Uma carta escrita por Napoleão Bonaparte, na qual ele simula surpresa e desaprovação pela prisão do Papa Pio VII, foi leiloada por R$ 170 mil na França
Uma carta escrita por Napoleão Bonaparte, na qual ele simula surpresa e desaprovação pela prisão do Papa Pio VII — decisão que ele próprio havia ordenado — foi arrematada neste domingo, 27, por 26.360 € (cerca de R$ 170,5 mil).
A venda ocorreu em um leilão realizado em Fontainebleau, na França, organizado pela casa de leilões Osenat, que classificou o documento como uma verdadeira “manobra política”.

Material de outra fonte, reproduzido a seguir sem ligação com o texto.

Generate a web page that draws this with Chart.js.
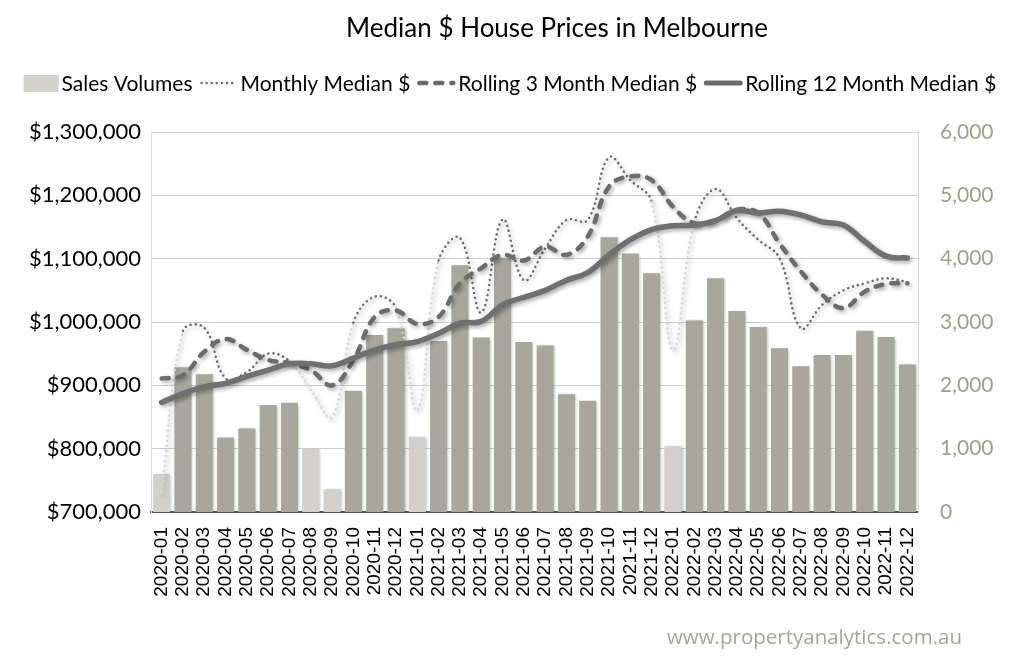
<!DOCTYPE html>
<html>
<head>
<meta charset="utf-8">
<script src="https://cdn.jsdelivr.net/npm/chart.js@4.4.0/dist/chart.umd.min.js"></script>
<style>
  body { margin: 0; background: #fff; }
  #wrap { width: 1024px; height: 671px; }
</style>
</head>
<body>
<div id="wrap"><canvas id="chart" width="1024" height="671"></canvas></div>
<script>
const months = ["2020-01", "2020-02", "2020-03", "2020-04", "2020-05", "2020-06", "2020-07", "2020-08", "2020-09", "2020-10", "2020-11", "2020-12",
    "2021-01", "2021-02", "2021-03", "2021-04", "2021-05", "2021-06", "2021-07", "2021-08", "2021-09", "2021-10", "2021-11", "2021-12",
    "2022-01", "2022-02", "2022-03", "2022-04", "2022-05", "2022-06", "2022-07", "2022-08", "2022-09", "2022-10", "2022-11", "2022-12"];

const sales_volumes = [600, 2285, 2175, 1175, 1320, 1690, 1725, 995, 360, 1915, 2795, 2900,
    1190, 2700, 3895, 2755, 4015, 2685, 2630, 1860, 1755, 4340, 4080, 3770,
    1040, 3025, 3690, 3175, 2920, 2585, 2300, 2480, 2480, 2860, 2765, 2330];

const monthly_median = [732000, 986000, 991000, 911000, 921000, 950000, 938000, 893000, 850000, 999000, 1040000, 1022000,
    861000, 1097000, 1133000, 1015000, 1162000, 1066000, 1116000, 1161000, 1161000, 1260000, 1224000, 1190000,
    956000, 1158000, 1210000, 1164000, 1130000, 1101000, 990000, 1027000, 1050000, 1061000, 1069000, 1063000];

const rolling_3_median = [911000, 916000, 953000, 973000, 956000, 940000, 935000, 924000, 900000, 940000, 1008000, 1018000,
    997000, 1008000, 1061000, 1085000, 1106000, 1097000, 1119000, 1106000, 1135000, 1214000, 1230000, 1224000,
    1182000, 1156000, 1161000, 1177000, 1172000, 1124000, 1080000, 1043000, 1022000, 1048000, 1060000, 1061000];

const rolling_12_median = [873000, 887000, 898000, 903000, 914000, 924000, 934000, 934000, 931000, 943000, 956000, 964000,
    969000, 982000, 998000, 1001000, 1027000, 1039000, 1050000, 1066000, 1078000, 1106000, 1130000, 1146000,
    1152000, 1153000, 1160000, 1176000, 1172000, 1175000, 1169000, 1158000, 1153000, 1127000, 1104000, 1101000];

// months with partial data (drawn lighter)
const partial_months = ["2020-01", "2020-08", "2020-09", "2021-01", "2022-01"];

const price_ticks = [700000, 1300000, 100000];
const volume_ticks = [0, 6000, 1000];

const bar_dark = "#a7a79b";
const bar_light = "#d2d2cb";
const line_grey = "#6c6c6c";
const line_light = "#d6d6d6";

const is_partial = (i) => partial_months.includes(months[i]);

const shadow_plugin = {
    id: "shadows",
    beforeDatasetDraw(chart, args) {
        const ctx = chart.ctx;
        ctx.save();
        if (args.meta.type === "bar") {
            ctx.shadowColor = "rgba(0,0,0,0.28)";
            ctx.shadowBlur = 3;
            ctx.shadowOffsetX = 1;
            ctx.shadowOffsetY = 1;
        } else {
            ctx.shadowColor = "rgba(0,0,0,0.35)";
            ctx.shadowBlur = 4;
            ctx.shadowOffsetX = 2;
            ctx.shadowOffsetY = 2;
        }
    },
    afterDatasetDraw(chart) {
        chart.ctx.restore();
    }
};

const legend_items = [
    { text: "Sales Volumes", kind: "box" },
    { text: "Monthly Median $", kind: "line", width: 2.5, dash: [0.1, 5] },
    { text: "Rolling 3 Month Median $", kind: "line", width: 4.5, dash: [7, 9] },
    { text: "Rolling 12 Month Median $", kind: "line", width: 5, dash: [] }
];

const decor_plugin = {
    id: "decor",
    afterDraw(chart) {
        const ctx = chart.ctx;
        ctx.save();
        // title
        ctx.fillStyle = "#000";
        ctx.font = "26px Lato";
        ctx.textAlign = "center";
        ctx.textBaseline = "middle";
        ctx.fillText("Median $ House Prices in Melbourne", 557, 29);

        // legend
        ctx.font = "21px Lato";
        ctx.textAlign = "left";
        const y = 83;
        const widths = legend_items.map(it => ctx.measureText(it.text).width);
        const total = 35 + 3 + widths.reduce((a, b) => a + b, 0) + 3 * (7 + 38 + 3);
        let x = 510 - total / 2;
        legend_items.forEach((it, i) => {
            if (i > 0) x += 7;
            if (it.kind === "box") {
                ctx.fillStyle = bar_light;
                ctx.fillRect(x, y - 8, 35, 17);
                x += 35 + 3;
            } else {
                ctx.beginPath();
                ctx.strokeStyle = line_grey;
                ctx.lineWidth = it.width;
                ctx.lineCap = "round";
                ctx.setLineDash(it.dash);
                ctx.moveTo(x + 2, y);
                ctx.lineTo(x + 36, y);
                ctx.stroke();
                ctx.setLineDash([]);
                x += 38 + 3;
            }
            ctx.fillStyle = "#000";
            ctx.fillText(it.text, x, y + 1);
            x += widths[i];
        });

        // watermark
        ctx.font = "20.5px 'Open Sans'";
        ctx.fillStyle = "#a6a692";
        ctx.textAlign = "right";
        ctx.fillText("www.propertyanalytics.com.au", 962, 638);
        ctx.restore();
    }
};

const chart_ctx = document.getElementById("chart").getContext("2d");
const price_chart = new Chart(chart_ctx, {
    data: {
        labels: months,
        datasets: [
            {
                type: "bar",
                label: "Sales Volumes",
                data: sales_volumes,
                yAxisID: "y1",
                backgroundColor: months.map((m, i) => is_partial(i) ? bar_light : bar_dark),
                barPercentage: 0.8,
                categoryPercentage: 1.0,
                order: 10
            },
            {
                type: "line",
                label: "Monthly Median $",
                data: monthly_median,
                yAxisID: "y",
                borderColor: line_grey,
                borderWidth: 2.5,
                borderDash: [0.1, 5],
                borderCapStyle: "round",
                pointRadius: 0,
                tension: 0.4,
                segment: {
                    borderColor: (s) => (is_partial(s.p0DataIndex) || is_partial(s.p1DataIndex)) ? line_light : line_grey
                },
                order: 3
            },
            {
                type: "line",
                label: "Rolling 3 Month Median $",
                data: rolling_3_median,
                yAxisID: "y",
                borderColor: line_grey,
                borderWidth: 4.5,
                borderDash: [7, 9],
                borderCapStyle: "round",
                pointRadius: 0,
                tension: 0.4,
                order: 2
            },
            {
                type: "line",
                label: "Rolling 12 Month Median $",
                data: rolling_12_median,
                yAxisID: "y",
                borderColor: "#707070",
                borderWidth: 5.5,
                borderCapStyle: "round",
                pointRadius: 0,
                tension: 0.4,
                order: 1
            }
        ]
    },
    options: {
        responsive: false,
        devicePixelRatio: 1,
        animation: false,
        layout: { padding: { top: 132, left: 0, right: 0, bottom: 0 } },
        plugins: {
            legend: { display: false },
            title: { display: false },
            tooltip: { enabled: false }
        },
        scales: {
            x: {
                offset: true,
                grid: { display: false },
                border: { color: "#555", width: 2 },
                ticks: {
                    color: "#000",
                    font: { family: "'Liberation Sans'", size: 19 },
                    minRotation: 90,
                    maxRotation: 90,
                    autoSkip: false,
                    padding: 7
                },
                afterFit: (scale) => { scale.height = 159; }
            },
            y: {
                position: "left",
                min: price_ticks[0],
                max: price_ticks[1],
                grid: { color: "#cfcfcf", lineWidth: 1, drawTicks: false },
                border: { color: "#d9d9d9", width: 1 },
                ticks: {
                    stepSize: price_ticks[2],
                    color: "#000",
                    font: { family: "Lato", size: 22 },
                    padding: 10,
                    callback: (v) => "$" + v.toLocaleString("en-US")
                },
                afterFit: (scale) => { scale.width = 151; }
            },
            y1: {
                position: "right",
                min: volume_ticks[0],
                max: volume_ticks[1],
                grid: { display: false, drawTicks: false },
                border: { color: "#d9d9d9", width: 1 },
                ticks: {
                    stepSize: volume_ticks[2],
                    color: "#a0a08a",
                    font: { family: "Lato", size: 21 },
                    padding: 22,
                    callback: (v) => v.toLocaleString("en-US")
                },
                afterFit: (scale) => { scale.width = 106; }
            }
        }
    },
    plugins: [shadow_plugin, decor_plugin]
});
</script>
</body>
</html>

Datada de 23 de julho de 1809 e assinada com o diminutivo "Napole", a carta foi endereçada ao arqui-reitor Jean-Jacques-Régis de Cambacérès. Nela, Napoleão tenta se eximir da responsabilidade direta pela detenção do pontífice. Ele afirma:
Foi sem minhas ordens e contra a minha vontade que o Papa foi levado para fora de Roma; foi novamente sem minhas ordens e contra a minha vontade que ele foi levado para a França. Mas só fui informado disso dez ou doze dias depois de ter sido executado. A partir do momento em que eu soubesse que o Papa estava parado em algum lugar, e minhas intenções pudessem ser conhecidas a tempo (sic) e executadas, eu veria quais medidas teria que tomar...”
Apesar da alegação de surpresa, os registros históricos confirmam que a ordem para prender o religioso partiu do próprio Napoleão. Na madrugada de 5 para 6 de julho de 1809, o general Radet, a mando do imperador, invadiu o Palácio do Quirinal, em Roma, e capturou Pio VII, que permaneceria em cativeiro por cinco anos.
"Esse episódio marcou o auge de um conflito prolongado — primeiro latente, depois aberto — com o papa que havia o coroado como imperador. Após a recusa de Pio VII em apoiar o Bloqueio Continental, Napoleão respondeu com medidas cada vez mais duras: ocupou partes dos Estados Pontifícios, tomou portos estratégicos, enviou tropas a Roma em 2 de fevereiro de 1808 e, em março, expulsou os cardeais estrangeiros", diz o comunicado divulgado pela casa de leilões.
Segundo Jean-Christophe Chataignier, diretor do departamento do Império na Osenat, a carta foi cuidadosamente redigida para proteger a imagem do imperador. “Ele quer demonstrar sua autoridade sem ser desmentido e, em vez de dizer 'contra a minha vontade', ele escreve 'sem a minha vontade. Ele não deveria aparecer como aquele que mandou prender o Papa; isso é histórico e hiperestratégico", afirmou à AFP.
O especialista acrescentou que Napoleão tinha plena consciência de que o documento seria divulgado e, por isso, tratou de moldar sua narrativa. “Essa prisão é um dos episódios que marcaram seu reinado, tanto política quanto religiosamente”, concluiu.